%%

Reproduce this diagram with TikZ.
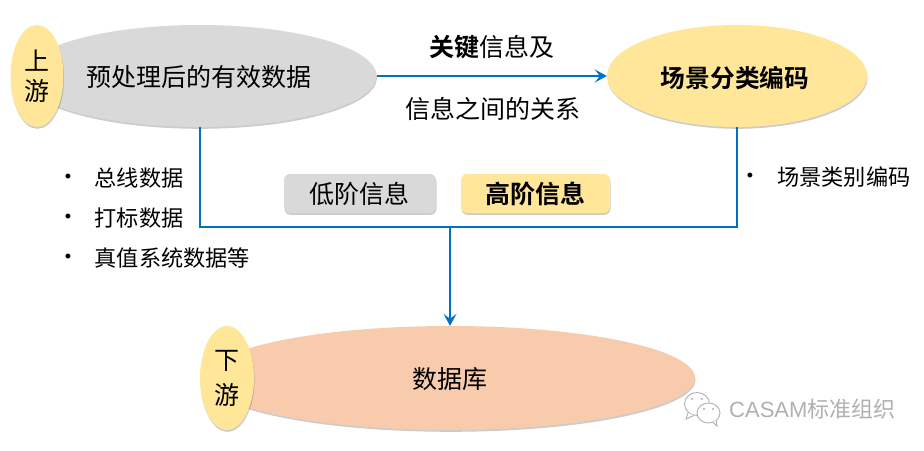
\documentclass[tikz,border=0pt]{standalone}
\usepackage{fontspec}
\setmainfont{Liberation Sans}
\newfontfamily\cjk{Noto Sans CJK SC}[BoldFont={Noto Sans CJK SC Bold}]
\usetikzlibrary{shapes.geometric,arrows.meta,shadows,calc}
\definecolor{flowblue}{HTML}{0070C0}
\definecolor{softgray}{HTML}{D9D9D9}
\definecolor{softyellow}{HTML}{FFE699}
\definecolor{softpink}{HTML}{F8CBAD}
\definecolor{markgray}{HTML}{B0B0B0}
\tikzset{
  softshadow/.style={drop shadow={shadow xshift=0.5pt,shadow yshift=-1.8pt,opacity=.2,fill=black}},
  oval/.style={ellipse,inner sep=0pt,align=center,text=black,font=\cjk\fontsize{25}{30}\selectfont},
  tag/.style={rounded corners=6pt,inner sep=0pt,minimum height=39pt,text=black,font=\cjk\fontsize{25}{30}\selectfont},
  caption/.style={inner sep=0pt,text=black,font=\cjk\fontsize{25}{30}\selectfont},
  listitem/.style={inner sep=0pt,anchor=west,text=black,font=\cjk\fontsize{22.2}{26}\selectfont},
  bulletmark/.style={inner sep=0pt,text=black,font=\fontsize{18}{20}\selectfont},
  flow/.style={draw=flowblue,line width=2pt},
  flowtip/.style={-{Stealth[length=12pt,width=13pt,inset=5pt]}},
  markline/.style={draw=markgray,line width=0.9pt,fill=white},
}
\begin{document}
\begin{tikzpicture}[x=1pt,y=-1pt]
\useasboundingbox (0,0) rectangle (924,450);

% upstream data ellipse with its side badge
\node[oval,softshadow,fill=softgray,minimum width=354pt,minimum height=102pt] (source) at (199.5,76) {};
\node[caption] (sourcetext) at (198.5,77) {预处理后的有效数据};
\node[oval,softshadow,fill=softyellow,minimum width=53pt,minimum height=102pt,font=\cjk\fontsize{25}{30}\selectfont] (upbadge) at (37,76) {上\\游};

% scene coding ellipse
\node[oval,softshadow,fill=softyellow,minimum width=260pt,minimum height=102pt] (scene) at (737,76) {};
\node[caption,font=\cjk\bfseries\fontsize{24.7}{30}\selectfont] (scenetext) at (735,78) {场景分类编码};

% database ellipse with its side badge
\node[oval,softshadow,fill=softpink,minimum width=490pt,minimum height=104pt] (database) at (450,378) {};
\node[caption] (databasetext) at (450,379.5) {数据库};
\node[oval,softshadow,fill=softyellow,minimum width=54pt,minimum height=104pt,font=\cjk\fontsize{25}{35}\selectfont] (downbadge) at (227,378) {下\\游};

% connectors
\coordinate (merge) at (450,226.5);
\draw[flow,flowtip] (source.east) -- (scene.west);
\draw[flow] (source.south) |- (merge);
\draw[flow] (scene.south) |- (merge);
\draw[flow,flowtip] (merge) -- (database.north);

% labels of the top arrow
\node[caption] (keyinfo) at (492,47.5) {\cjk\textbf{关键}信息及};
\node[caption] (relation) at (492.5,108.5) {信息之间的关系};

% information level tags
\node[tag,softshadow,fill=softgray,minimum width=152pt] (lowtag) at (360,193.5) {};
\node[caption] (lowtext) at (359.5,193.5) {低阶信息};
\node[tag,softshadow,fill=softyellow,minimum width=149pt,font=\cjk\bfseries\fontsize{25}{30}\selectfont] (hightag) at (535.5,193.5) {高阶信息};

% left list
\node[bulletmark] (bulleta) at (68,178) {•};
\node[bulletmark] (bulletb) at (68,218) {•};
\node[bulletmark] (bulletc) at (68,258) {•};
\node[listitem] (itema) at (94.5,178) {总线数据};
\node[listitem] (itemb) at (94.5,218) {打标数据};
\node[listitem] (itemc) at (94.5,258) {真值系统数据等};

% right list
\node[bulletmark] (bulletd) at (750,177) {•};
\node[listitem] (itemd) at (777,177) {场景类别编码};

% messenger emblem and account name
\draw[markline] (697,404) ellipse (12.5 and 11.5);
\draw[markline] (688,413) -- (686,419) -- (694,415.5);
\fill[markgray] (692,399) circle (1.2) (702,399) circle (1.2);
\draw[markline] (708.5,413) ellipse (11.5 and 10);
\draw[markline] (713,422.5) -- (717,426) -- (716,420);
\fill[markgray] (704,409) circle (1.2) (713,409) circle (1.2);
\node[inner sep=0pt,anchor=west,text=markgray,font=\fontsize{22}{26}\selectfont] (account) at (729,409) {CASAM{\cjk 标准组织}};
\end{tikzpicture}
\end{document}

%%

■ **What is needed**: From the data, collect all lines where the string "with" appears.

■ **Written solution**:
Reproduce this diagram with TikZ.
% upstream data ellipse with its side badge
% database ellipse with its side badge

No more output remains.